* [EXERCISE AIM] Without the pictures, please reproduce only the lines from the one with "Clone this chart" through the one with "Chart.register(...registerables);", both included.

* [TASK DATA]
—————
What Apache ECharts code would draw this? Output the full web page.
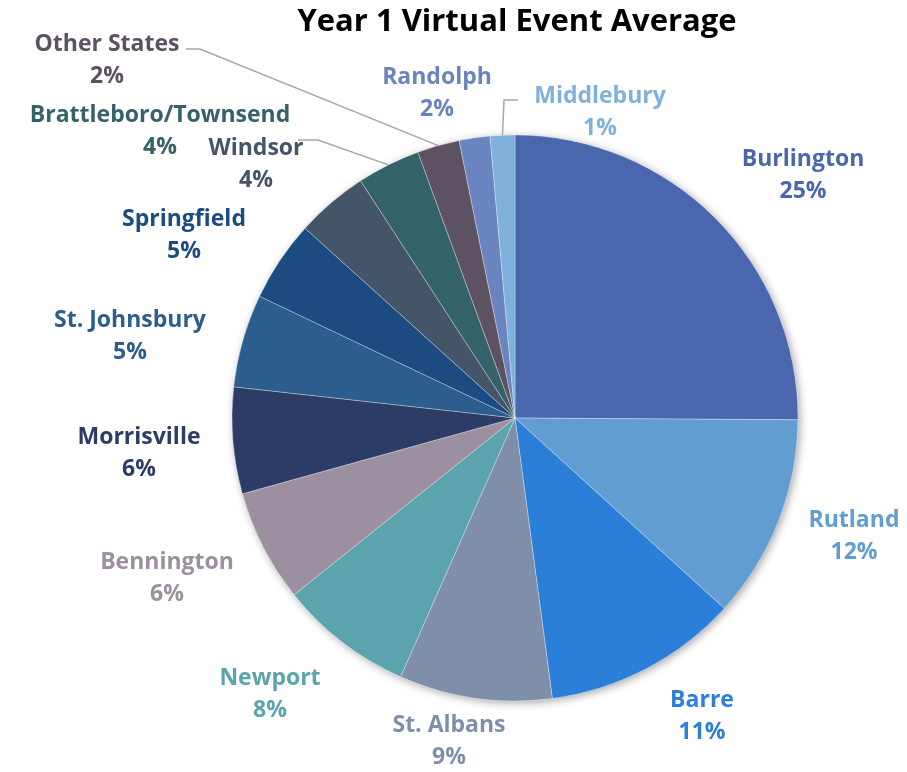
—————
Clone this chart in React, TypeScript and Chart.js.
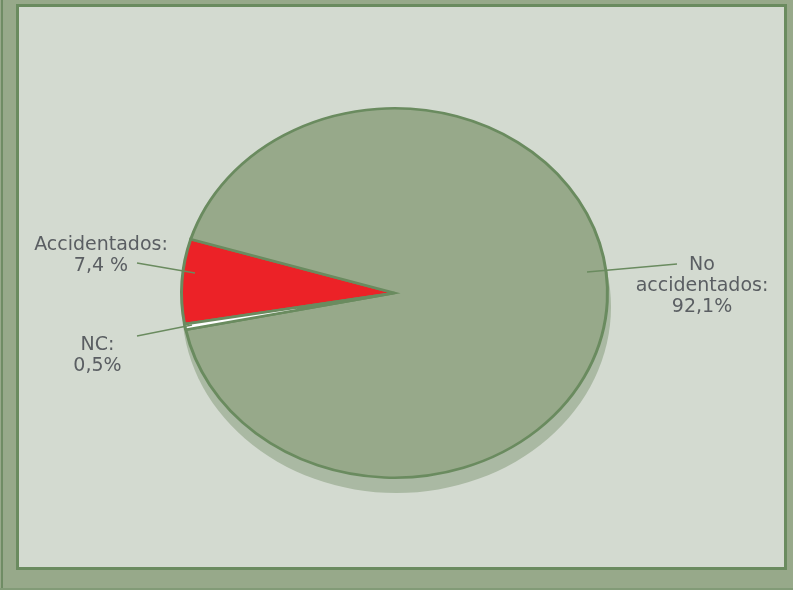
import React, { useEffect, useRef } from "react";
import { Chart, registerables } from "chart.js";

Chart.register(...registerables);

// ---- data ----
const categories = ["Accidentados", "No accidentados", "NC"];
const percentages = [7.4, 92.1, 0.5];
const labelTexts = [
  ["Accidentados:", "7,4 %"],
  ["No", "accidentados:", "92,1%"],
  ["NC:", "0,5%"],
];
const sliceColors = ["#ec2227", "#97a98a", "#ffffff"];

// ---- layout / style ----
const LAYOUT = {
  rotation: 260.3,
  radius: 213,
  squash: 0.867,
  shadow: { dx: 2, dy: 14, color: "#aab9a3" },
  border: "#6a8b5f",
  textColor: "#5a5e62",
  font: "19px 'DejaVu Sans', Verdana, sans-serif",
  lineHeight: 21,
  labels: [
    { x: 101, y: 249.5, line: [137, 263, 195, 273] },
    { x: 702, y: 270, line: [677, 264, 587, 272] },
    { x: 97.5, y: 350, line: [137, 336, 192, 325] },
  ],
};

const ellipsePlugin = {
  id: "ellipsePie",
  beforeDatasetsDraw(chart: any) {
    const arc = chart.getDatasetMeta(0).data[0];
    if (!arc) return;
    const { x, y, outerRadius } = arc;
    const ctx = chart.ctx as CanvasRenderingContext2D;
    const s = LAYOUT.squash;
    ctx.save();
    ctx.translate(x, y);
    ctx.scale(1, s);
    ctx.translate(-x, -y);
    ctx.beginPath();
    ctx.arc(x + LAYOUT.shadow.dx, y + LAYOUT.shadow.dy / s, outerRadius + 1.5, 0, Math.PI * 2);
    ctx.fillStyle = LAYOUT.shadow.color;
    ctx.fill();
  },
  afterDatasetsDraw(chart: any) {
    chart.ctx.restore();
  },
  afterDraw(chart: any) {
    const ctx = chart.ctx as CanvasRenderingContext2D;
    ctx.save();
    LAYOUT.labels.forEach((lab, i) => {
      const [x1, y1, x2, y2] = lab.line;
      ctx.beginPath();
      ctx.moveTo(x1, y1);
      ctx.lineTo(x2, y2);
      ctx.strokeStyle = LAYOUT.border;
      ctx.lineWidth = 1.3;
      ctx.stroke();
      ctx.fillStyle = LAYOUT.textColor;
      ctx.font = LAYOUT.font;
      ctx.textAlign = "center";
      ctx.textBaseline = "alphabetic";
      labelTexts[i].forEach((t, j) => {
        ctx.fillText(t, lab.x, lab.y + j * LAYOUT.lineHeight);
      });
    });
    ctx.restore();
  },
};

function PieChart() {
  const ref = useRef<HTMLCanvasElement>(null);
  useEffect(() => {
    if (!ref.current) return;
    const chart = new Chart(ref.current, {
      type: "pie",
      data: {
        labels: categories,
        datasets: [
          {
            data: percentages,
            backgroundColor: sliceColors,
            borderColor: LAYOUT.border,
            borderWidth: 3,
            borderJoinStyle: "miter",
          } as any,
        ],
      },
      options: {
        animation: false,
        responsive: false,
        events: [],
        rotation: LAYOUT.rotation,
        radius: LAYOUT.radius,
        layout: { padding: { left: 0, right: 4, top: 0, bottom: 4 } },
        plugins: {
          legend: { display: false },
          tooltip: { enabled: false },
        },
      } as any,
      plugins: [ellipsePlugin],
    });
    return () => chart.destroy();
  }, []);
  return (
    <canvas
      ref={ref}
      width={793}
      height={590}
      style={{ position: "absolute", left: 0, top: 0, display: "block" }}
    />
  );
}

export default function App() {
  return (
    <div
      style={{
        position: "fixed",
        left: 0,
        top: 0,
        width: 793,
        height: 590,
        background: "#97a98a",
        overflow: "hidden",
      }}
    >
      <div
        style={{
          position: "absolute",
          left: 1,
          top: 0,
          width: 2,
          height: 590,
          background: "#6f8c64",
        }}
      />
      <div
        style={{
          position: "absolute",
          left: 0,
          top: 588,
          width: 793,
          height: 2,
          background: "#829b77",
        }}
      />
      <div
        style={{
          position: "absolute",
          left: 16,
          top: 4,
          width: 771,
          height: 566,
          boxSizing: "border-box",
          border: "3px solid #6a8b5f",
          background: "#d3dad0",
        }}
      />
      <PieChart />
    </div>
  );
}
—————
* [IN RESPONSE]
Clone this chart in React, TypeScript and Chart.js.
import React, { useEffect, useRef } from "react";
import { Chart, registerables } from "chart.js";

Chart.register(...registerables);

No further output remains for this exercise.